Teaching Out Of The Box

On the personality spectrum, I tend to be what people colloquially refer to as “Type A.” In my experience, the majority of teachers tend toward this personality predisposition. It can be very beneficial in teaching, but it can also be detrimental if we allow our own tendencies and preferences to become the measuring stick for student performance instead of objective criteria. Type A personalities may dominate the teaching profession, but our students are all over the spectrum, and just because they may do things differently, their strategies are not necessarily inferior.

Reminding myself to differentiate between subjective preference and objective quality has helped me value multiple student strategies in everything from keeping up with homework assignments to designing science experiments. We are individuals. One size almost never fits all. When we give students permission to get out of the box of a one-size-fits-all mentality, they can each confidently bring a different perspective to the table. Sometimes, everyone’s method is equally valuable; sometimes, one emerges as more effective or efficient. Learning to collaborate, defend ideas, and evaluate the reasoning of self and others is extremely valuable in the classroom and beyond, and we can intentionally develop these skills by restructuring our classrooms away from a culture in which the instructor hands the “correct” strategy down to the students toward a culture in which students are actively engaged in strategy design and evaluation.

Kara Suzuka, Tim Boerst, and Aileen Kennison from the University of Michigan understand this, and they have designed excellent research-based professional development for elementary school math teachers to promote this line of reasoning. I recently discovered their work when browsing the 2017 Stem For All Video Showcase sponsored by the National Science Foundation. The team highlights key differences between being able to do elementary level math and being able to teach math at the elementary level. One of these important differences is recognizing and encouraging multiple student strategies. Their work supports what I have observed while tutoring and teaching math over 15 years.

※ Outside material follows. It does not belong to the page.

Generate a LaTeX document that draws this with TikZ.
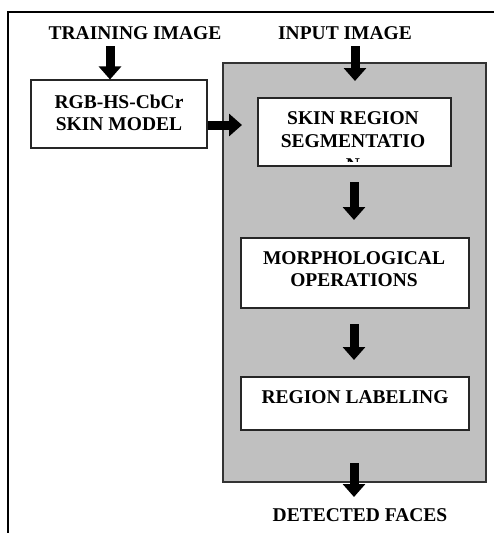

When I first started tutoring, I would basically teach students to replicate the process that I used to answer the question. In other words, I tried to put the students in my box. However, I noticed that, even when the students could use my procedure to arrive at a correct answer, they really didn’t understand what they were doing or why they were doing it. In other words, it wasn’t building number sense. Even more unfortunately, I was also inadvertently communicating to the students that there is only one correct way to do math, and that way must be affirmed by me, the instructor. When students repeatedly learn math that way, it is hard to convince them of the truth–there are multiple, valid algorithms for solving problems that students themselves should be able to create, verbalize, defend, and assess for efficiency. Now, I seek to recognize the value in each student method, allow them to present their thinking, and let them prove whether or not it will work every time. In other words, I give them permission to get out of the box. This better style of instruction satisfies every single one of the Mathematics Teaching Practices recommended by the National Council of Teachers of Mathematics:

• Establish mathematics goals to focus learning.
• Implement tasks that promote reasoning and problem solving.
• Use and connect mathematical representations.
• Facilitate meaningful mathematical discourse.
• Pose purposeful questions.
• Build procedural fluency from conceptual understanding.
• Support productive struggle in learning mathematics.
• Elicit and use evidence of student thinking.

I love knowing there are people like Kara, Tim, and Aileen who are working to shift the paradigm of mathematics instruction away from replicating processes to supporting individual student strategies. We can’t teach students every process for every problem type they will ever encounter. But we can teach students to think, create, and evaluate their own processes. Kudos to the team at the University of Michigan for recognizing the need to teach outside of the box and for offering a promising solution. I look forward to reading the final results of their research.